His collection is now worth more than $10,000, he said—40 pieces total, a mix of basic Intex whales and alligators, vintage toys, and newer toys from places like Austin, Texas based maker PuffyPaws.
For Whaleman, the sensory appeal of a big, air-filled PVC pony can’t be overstated. “There are sexual and emotional factors. Their smell and feel turns me on. A strong smell is amazing, soft vinyl just feels really good to me. Touching the soft vinyl is amazing. Then emotionally, they are comforting, help me to relax and just make me happy,” he said. When he has a bad day, he cuddles with a pool toy for a while.
“Also there are some toy shapes that are just really sexy to me. I prefer them big usually so I fit nicely on them when riding or cuddling,” he said.
Not everyone climbs inside their inflatables, or feels an urge to. But for some, like Whaleman, being inside is a huge part of the sensory experience.
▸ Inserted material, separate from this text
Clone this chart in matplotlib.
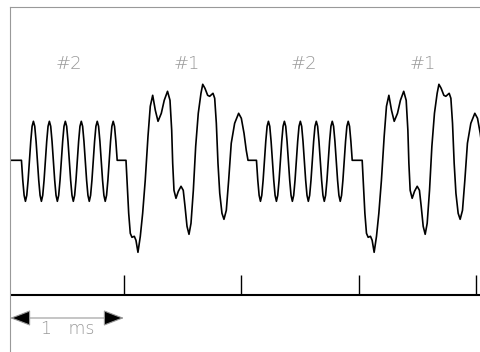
import numpy as np
import matplotlib.pyplot as plt

# order of the symbols on the trace and where each one starts (ms)
symbols = ['#2', '#1', '#2', '#1']
symbol_start_ms = [0.126, 1.017, 2.129, 3.030]

# symbol #1: trace (us from symbol start, amplitude)
sym1_time_us = [0, 8.5, 23, 36.6, 51, 70.7, 85, 102, 122, 142,
                164, 187.5, 207, 227.5, 250, 273, 301, 326, 354, 375,
                389.5, 398, 409, 426, 446, 469, 488, 503, 520, 537,
                554, 574, 594, 616, 639, 654, 673, 696, 713, 741.5,
                756, 770, 784, 799, 818, 835, 855, 875, 897, 926,
                960, 983, 1006, 1025, 1040]
sym1_amp = [0, -20, -53, -73, -77, -76, -80, -92, -76, -53,
            -20, 24, 54, 65, 50, 39, 47, 60, 69, 60,
            30, -3, -30, -38, -31, -26, -30, -46, -66, -74,
            -63, -30, 14, 47, 67, 76, 72, 65, 64, 67,
            62, 37, -3, -33, -53, -59, -50, -20, 17, 37,
            47, 42, 27, 10, 0]

# symbol #2: one cycle of a pure tone, played 6 times
sym2_cycle = [0, -20, -35, -41, -35, -20, 0, 19, 34, 39, 34, 19]
sym2_period_us = 136
sym2_n_cycles = 6

tick_ms = [1, 2, 3, 4]

GREY = '#999999'
FONT = ['DejaVu Sans']


def symbol_wave(name):
    if name == '#1':
        return np.array(sym1_time_us) / 1000.0, np.array(sym1_amp, dtype=float)
    n = len(sym2_cycle)
    t = np.arange(n * sym2_n_cycles + 1) * sym2_period_us / n / 1000.0
    a = np.array(sym2_cycle * sym2_n_cycles + [0], dtype=float)
    return t, a


x0, x1 = 0.0284, 4.0427

# stitch the symbols together, flat (zero) in the gaps
times = [x0]
amps = [0.0]
centers = []
for name, start in zip(symbols, symbol_start_ms):
    t, a = symbol_wave(name)
    times.extend(start + t)
    amps.extend(a)
    centers.append(start + t[-1] / 2)

fig = plt.figure(figsize=(4.81, 3.52), dpi=100)
ax = fig.add_axes([10 / 481, 0, 471 / 481, 345 / 352])
ax.set_xlim(x0, x1)
ax.set_ylim(-191.7, 153.3)
ax.set_xticks([])
ax.set_yticks([])
for side in ['right', 'bottom']:
    ax.spines[side].set_visible(False)
for side in ['left', 'top']:
    ax.spines[side].set_color(GREY)
    ax.spines[side].set_linewidth(0.8)

ax.plot(times, amps, color='black', lw=1.2)

# time axis with 1 ms ticks
ax.hlines(-134.7, x0, x1, color='black', lw=1.5)
ax.vlines(tick_ms, -134.7, -114.7, color='black', lw=1.0)

# scale arrow
ax.annotate('', xy=(x0, -157.7), xytext=(1.0, -157.7),
            arrowprops=dict(arrowstyle='<|-|>,head_length=1.3,head_width=0.5',
                            mutation_scale=10, fc='black', ec=GREY, lw=0.8,
                            shrinkA=0, shrinkB=0))
ax.text(0.29, -174.0, '1   ms', ha='left', va='baseline',
        fontsize=12.5, color=GREY, family=FONT, fontweight='light')

for name, c in zip(symbols, centers):
    ax.text(c, 91.3, name, ha='center', va='baseline', fontsize=13,
            color=GREY, family=FONT, fontweight='light')

fig.savefig('out.png', dpi=100)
He sometimes gets into one of the all-black suits to “get away from the world for a while,” he said.
Breathing is done in a few ways depending on the suit: Some suits have a patch in front of the face that’s perforated to let air circulate, while others have a tube that connects to a snorkel mouthpiece, a CPAP-style mask, or a full face snorkel.
“Most people who try it for the first time say ‘that is not what I was expecting’ and say that it felt really good to be squeezed all over. It is worth trying,” Whaleman said. “Pretty much everyone loves the ‘being squeezed’ feeling, but some people have an issue with their head being covered.”
This process usually takes two people—and for safety reasons, he strongly recommends that whoever’s hopping into the suit has a helper standing by, for emergencies. Candy Coated Squeaks offers some suits without head coverings, or open faces. The suits come with zippers and valves on the inside for a quick escape, and he suggests people carry a retractable knife when getting into a suit, just in case. If someone needs to cut themselves out of a suit, he’ll repair it for free—but he hasn’t had to, yet.
As a fetish that runs the kink spectrum, inflatables are something to be experienced firsthand. Putting the elation of finally getting oneself into a welded-together whale toy from a department store and inflating it is hard to describe, even for people who’ve been doing it for decades.
“It’s not what it seems. There is no real good way to explain it until you just try it,” Whaleman said. “If you like being hugged, you will probably love it. Have an open mind. You never know what you are missing out on if you don’t try things!”
“It’s more than just dudes humping children’s pooltoys,” Dirk said. “There are many shades to it, and where it’s a fetish it’s mostly a fun fetish – impossible to really enjoy if you can’t laugh at yourself.”